WHAT TO DO :: Pictures stay out of the copy; set down each line of the listing below exactly.

STORED DATA ::
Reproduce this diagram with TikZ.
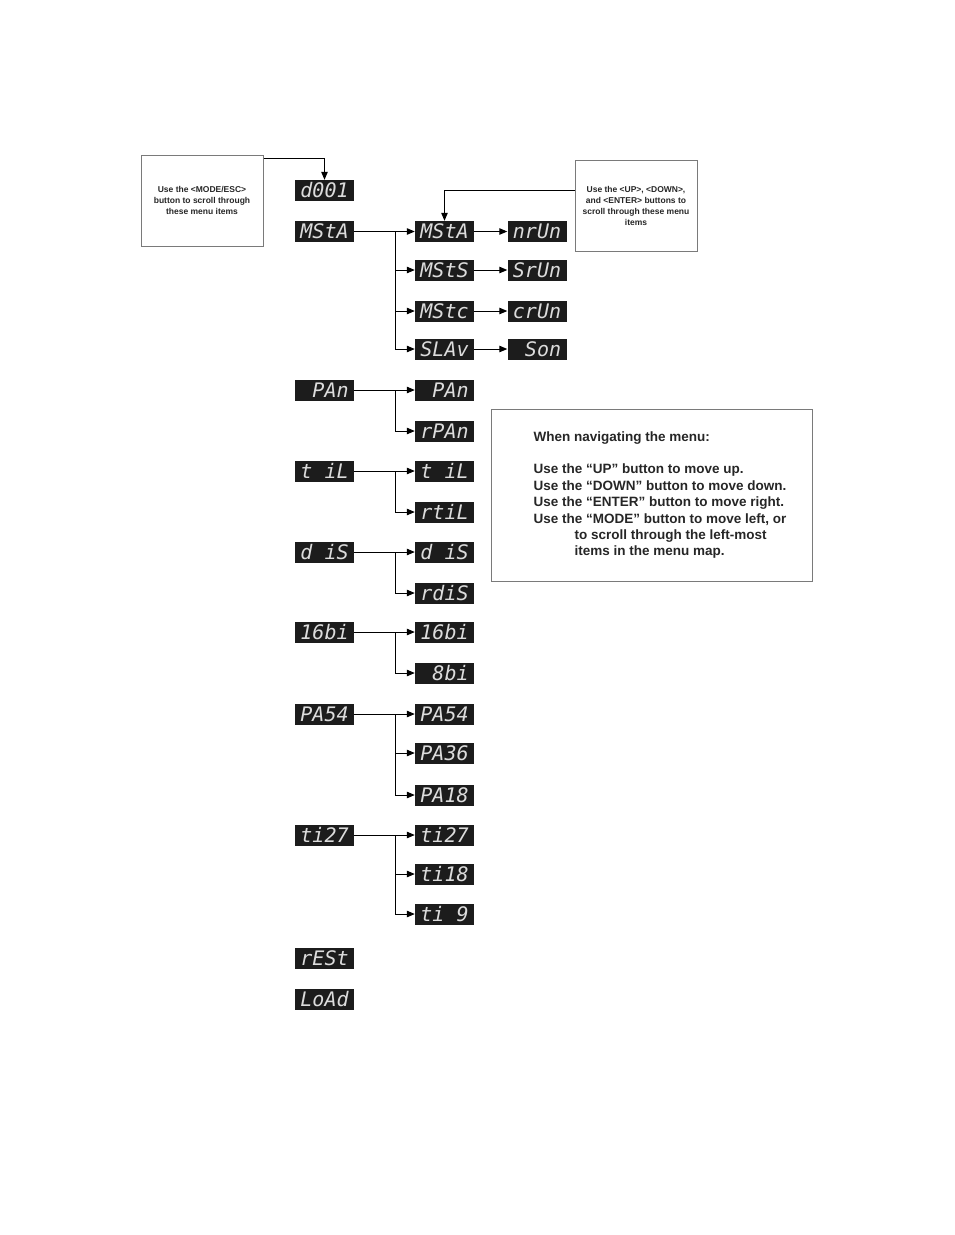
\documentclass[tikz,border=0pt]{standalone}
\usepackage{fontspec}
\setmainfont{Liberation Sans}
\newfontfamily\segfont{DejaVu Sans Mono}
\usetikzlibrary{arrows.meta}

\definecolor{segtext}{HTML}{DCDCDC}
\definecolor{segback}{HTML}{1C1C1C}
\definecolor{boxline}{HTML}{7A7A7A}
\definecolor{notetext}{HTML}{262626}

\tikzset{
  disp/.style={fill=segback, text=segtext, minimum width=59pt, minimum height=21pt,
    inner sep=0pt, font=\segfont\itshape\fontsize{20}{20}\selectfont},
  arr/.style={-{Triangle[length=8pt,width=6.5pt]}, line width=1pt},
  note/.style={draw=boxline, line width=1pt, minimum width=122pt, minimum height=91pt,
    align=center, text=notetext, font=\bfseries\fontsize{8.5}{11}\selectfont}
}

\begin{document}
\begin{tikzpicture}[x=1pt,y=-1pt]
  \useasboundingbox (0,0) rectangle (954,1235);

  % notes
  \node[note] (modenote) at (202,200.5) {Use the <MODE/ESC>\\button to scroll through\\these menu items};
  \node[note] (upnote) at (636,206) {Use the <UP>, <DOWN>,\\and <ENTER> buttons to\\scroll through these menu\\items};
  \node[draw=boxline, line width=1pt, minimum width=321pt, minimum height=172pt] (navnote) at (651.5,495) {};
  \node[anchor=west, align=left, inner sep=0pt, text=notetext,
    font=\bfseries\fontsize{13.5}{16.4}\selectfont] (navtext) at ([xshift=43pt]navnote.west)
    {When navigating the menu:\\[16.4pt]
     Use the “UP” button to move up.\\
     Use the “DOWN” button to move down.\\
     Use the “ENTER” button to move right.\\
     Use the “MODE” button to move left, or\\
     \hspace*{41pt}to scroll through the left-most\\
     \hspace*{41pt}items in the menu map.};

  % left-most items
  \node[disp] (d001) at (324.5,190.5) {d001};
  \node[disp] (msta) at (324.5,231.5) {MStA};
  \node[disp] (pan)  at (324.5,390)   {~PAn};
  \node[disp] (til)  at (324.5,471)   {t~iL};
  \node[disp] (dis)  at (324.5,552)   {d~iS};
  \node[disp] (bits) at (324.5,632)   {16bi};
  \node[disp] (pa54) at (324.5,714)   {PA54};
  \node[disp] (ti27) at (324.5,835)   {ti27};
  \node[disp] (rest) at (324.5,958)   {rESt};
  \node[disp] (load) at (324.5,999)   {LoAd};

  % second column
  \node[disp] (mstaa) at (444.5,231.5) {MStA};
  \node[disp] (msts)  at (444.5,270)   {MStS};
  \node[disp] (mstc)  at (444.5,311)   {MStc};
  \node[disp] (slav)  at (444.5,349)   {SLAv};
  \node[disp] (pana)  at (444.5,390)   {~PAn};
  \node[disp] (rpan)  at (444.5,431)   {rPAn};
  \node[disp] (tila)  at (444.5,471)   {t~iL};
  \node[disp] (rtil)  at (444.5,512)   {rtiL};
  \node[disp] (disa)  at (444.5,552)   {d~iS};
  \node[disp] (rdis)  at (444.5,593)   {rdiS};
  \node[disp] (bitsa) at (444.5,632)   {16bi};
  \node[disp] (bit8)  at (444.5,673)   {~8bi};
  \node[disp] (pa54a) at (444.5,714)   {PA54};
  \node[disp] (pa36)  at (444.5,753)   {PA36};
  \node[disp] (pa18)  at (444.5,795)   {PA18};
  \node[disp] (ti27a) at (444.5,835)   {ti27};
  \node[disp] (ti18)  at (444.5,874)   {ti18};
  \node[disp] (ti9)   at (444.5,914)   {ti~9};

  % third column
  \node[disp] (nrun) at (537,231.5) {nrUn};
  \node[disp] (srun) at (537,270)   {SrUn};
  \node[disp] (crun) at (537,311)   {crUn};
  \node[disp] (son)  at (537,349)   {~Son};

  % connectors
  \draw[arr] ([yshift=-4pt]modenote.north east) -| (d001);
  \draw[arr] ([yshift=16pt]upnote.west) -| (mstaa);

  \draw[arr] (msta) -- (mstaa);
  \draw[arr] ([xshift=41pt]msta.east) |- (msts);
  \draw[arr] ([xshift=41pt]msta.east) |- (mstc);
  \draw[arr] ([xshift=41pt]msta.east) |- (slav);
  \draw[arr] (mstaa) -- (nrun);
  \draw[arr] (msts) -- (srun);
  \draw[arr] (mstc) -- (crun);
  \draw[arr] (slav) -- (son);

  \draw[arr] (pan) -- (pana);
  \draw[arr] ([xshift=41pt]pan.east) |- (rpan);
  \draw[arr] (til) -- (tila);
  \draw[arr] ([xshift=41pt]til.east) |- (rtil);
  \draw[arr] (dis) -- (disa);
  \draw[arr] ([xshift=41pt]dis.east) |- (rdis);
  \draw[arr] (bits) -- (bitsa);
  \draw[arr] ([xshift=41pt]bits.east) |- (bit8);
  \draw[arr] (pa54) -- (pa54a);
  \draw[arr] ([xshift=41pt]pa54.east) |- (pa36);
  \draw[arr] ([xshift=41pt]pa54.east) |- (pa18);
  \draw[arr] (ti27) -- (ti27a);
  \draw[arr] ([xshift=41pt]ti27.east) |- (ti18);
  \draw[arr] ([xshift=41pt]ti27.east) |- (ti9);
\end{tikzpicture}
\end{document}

SOLUTION TO THIS EXERCISE ::
Reproduce this diagram with TikZ.
\documentclass[tikz,border=0pt]{standalone}
\usepackage{fontspec}
\setmainfont{Liberation Sans}
\newfontfamily\segfont{DejaVu Sans Mono}
\usetikzlibrary{arrows.meta}

\definecolor{segtext}{HTML}{DCDCDC}
\definecolor{segback}{HTML}{1C1C1C}
\definecolor{boxline}{HTML}{7A7A7A}
\definecolor{notetext}{HTML}{262626}

\tikzset{
  disp/.style={fill=segback, text=segtext, minimum width=59pt, minimum height=21pt,
    inner sep=0pt, font=\segfont\itshape\fontsize{20}{20}\selectfont},
  arr/.style={-{Triangle[length=8pt,width=6.5pt]}, line width=1pt},
  note/.style={draw=boxline, line width=1pt, minimum width=122pt, minimum height=91pt,
    align=center, text=notetext, font=\bfseries\fontsize{8.5}{11}\selectfont}
}

\begin{document}
\begin{tikzpicture}[x=1pt,y=-1pt]
  \useasboundingbox (0,0) rectangle (954,1235);

  % notes
  \node[note] (modenote) at (202,200.5) {Use the <MODE/ESC>\\button to scroll through\\these menu items};
  \node[note] (upnote) at (636,206) {Use the <UP>, <DOWN>,\\and <ENTER> buttons to\\scroll through these menu\\items};
  \node[draw=boxline, line width=1pt, minimum width=321pt, minimum height=172pt] (navnote) at (651.5,495) {};
  \node[anchor=west, align=left, inner sep=0pt, text=notetext,
    font=\bfseries\fontsize{13.5}{16.4}\selectfont] (navtext) at ([xshift=43pt]navnote.west)
    {When navigating the menu:\\[16.4pt]
     Use the “UP” button to move up.\\
     Use the “DOWN” button to move down.\\
     Use the “ENTER” button to move right.\\
     Use the “MODE” button to move left, or\\
     \hspace*{41pt}to scroll through the left-most\\
     \hspace*{41pt}items in the menu map.};

  % left-most items
  \node[disp] (d001) at (324.5,190.5) {d001};
  \node[disp] (msta) at (324.5,231.5) {MStA};
  \node[disp] (pan)  at (324.5,390)   {~PAn};
  \node[disp] (til)  at (324.5,471)   {t~iL};
  \node[disp] (dis)  at (324.5,552)   {d~iS};
  \node[disp] (bits) at (324.5,632)   {16bi};
  \node[disp] (pa54) at (324.5,714)   {PA54};
  \node[disp] (ti27) at (324.5,835)   {ti27};
  \node[disp] (rest) at (324.5,958)   {rESt};
  \node[disp] (load) at (324.5,999)   {LoAd};

  % second column
  \node[disp] (mstaa) at (444.5,231.5) {MStA};
  \node[disp] (msts)  at (444.5,270)   {MStS};
  \node[disp] (mstc)  at (444.5,311)   {MStc};
  \node[disp] (slav)  at (444.5,349)   {SLAv};
  \node[disp] (pana)  at (444.5,390)   {~PAn};
  \node[disp] (rpan)  at (444.5,431)   {rPAn};
  \node[disp] (tila)  at (444.5,471)   {t~iL};
  \node[disp] (rtil)  at (444.5,512)   {rtiL};
  \node[disp] (disa)  at (444.5,552)   {d~iS};
  \node[disp] (rdis)  at (444.5,593)   {rdiS};
  \node[disp] (bitsa) at (444.5,632)   {16bi};
  \node[disp] (bit8)  at (444.5,673)   {~8bi};
  \node[disp] (pa54a) at (444.5,714)   {PA54};
  \node[disp] (pa36)  at (444.5,753)   {PA36};
  \node[disp] (pa18)  at (444.5,795)   {PA18};
  \node[disp] (ti27a) at (444.5,835)   {ti27};
  \node[disp] (ti18)  at (444.5,874)   {ti18};
  \node[disp] (ti9)   at (444.5,914)   {ti~9};

  % third column
  \node[disp] (nrun) at (537,231.5) {nrUn};
  \node[disp] (srun) at (537,270)   {SrUn};
  \node[disp] (crun) at (537,311)   {crUn};
  \node[disp] (son)  at (537,349)   {~Son};

  % connectors
  \draw[arr] ([yshift=-4pt]modenote.north east) -| (d001);
  \draw[arr] ([yshift=16pt]upnote.west) -| (mstaa);

  \draw[arr] (msta) -- (mstaa);
  \draw[arr] ([xshift=41pt]msta.east) |- (msts);
  \draw[arr] ([xshift=41pt]msta.east) |- (mstc);
  \draw[arr] ([xshift=41pt]msta.east) |- (slav);
  \draw[arr] (mstaa) -- (nrun);
  \draw[arr] (msts) -- (srun);
  \draw[arr] (mstc) -- (crun);
  \draw[arr] (slav) -- (son);

  \draw[arr] (pan) -- (pana);
  \draw[arr] ([xshift=41pt]pan.east) |- (rpan);
  \draw[arr] (til) -- (tila);
  \draw[arr] ([xshift=41pt]til.east) |- (rtil);
  \draw[arr] (dis) -- (disa);
  \draw[arr] ([xshift=41pt]dis.east) |- (rdis);
  \draw[arr] (bits) -- (bitsa);
  \draw[arr] ([xshift=41pt]bits.east) |- (bit8);
  \draw[arr] (pa54) -- (pa54a);
  \draw[arr] ([xshift=41pt]pa54.east) |- (pa36);
  \draw[arr] ([xshift=41pt]pa54.east) |- (pa18);
  \draw[arr] (ti27) -- (ti27a);
  \draw[arr] ([xshift=41pt]ti27.east) |- (ti18);
  \draw[arr] ([xshift=41pt]ti27.east) |- (ti9);
\end{tikzpicture}
\end{document}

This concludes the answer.